If the power companies are providing all the power at night they have to maintain their power plants.  And their power distribution system.  Which means they even have to trim the trees away from their overhead power lines from people who use solar power during the day.  Nothing changes for the power companies.  Except that they can’t sell as much power as they once did.  So their costs of producing power remain the same.  But their revenue has fallen.  Forcing them to operate at a loss.  Or find other ways to replace their lost revenue.  Which they have to.  Because they must have the same capacity available during the day that they have at night.  Even if they aren’t selling as much power during the day as they are at night.  And the last thing they want to do is buy excess power back from homeowners with solar panels on their house when they’re producing their own power that they can’t sell.

Baseload power plants like coal and nuclear take time to bring on line.  They have to produce the heat that boils water into steam.  Then superheat the steam to remove all water from it.  So the steam can spin the generator turbines without damaging the vanes on the turbine.  And once they start these plants up they run these systems at full capacity where they produce power most cost-efficiently.  During peak demand they may bring on some gas-fired turbines that can start and produce power quickly.  And add them to the grid.  When the peak subsides they can shut down these gas-fired turbines and let the baseload generation carry the remaining load.

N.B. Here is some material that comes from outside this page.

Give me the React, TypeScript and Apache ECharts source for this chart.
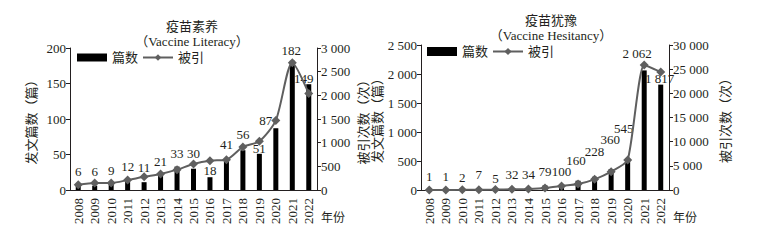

The Spanish government invested heavily into solar power for whatever reason.  It’s ‘free’ power.  It’s ‘clean’ power.  Or it was just a good way to create a lot of jobs.  But what Spain has now is a surplus of peak power generation during the day that doesn’t eliminate the need to maintain baseload power generation during the day.  Creating a surplus of electric power during the day no one wants.  While requiring power companies to maintain their baseload power during the day so they can provide power at night.  Incurring great costs on the power companies.  Which must be passed on to the same people who paid for the renewable energies subsidies.  The electric power consumer.

This is a classic example of a Hayekian malinvestment.  Friedrich Hayek of the Austrian school of economics said this is what happens when governments interfere with free markets.  They make investments to produce what they think is best while the market demands something else.  The market demanded low-cost electric power.  Which baseload power plants (coal and nuclear) provided.  But the government intervened and subsidized the more costly solar power.  This bad investment—or malinvestment—has only increased the cost of electric power for the Spanish consumer.  And now the Spanish have a big problem on their hands.  What to do with this surplus of peak power no one wants to pay for?  And how to replace the lost revenue of the power companies so they can cover their costs?  Two problems they didn’t have until the government intervened into the free market.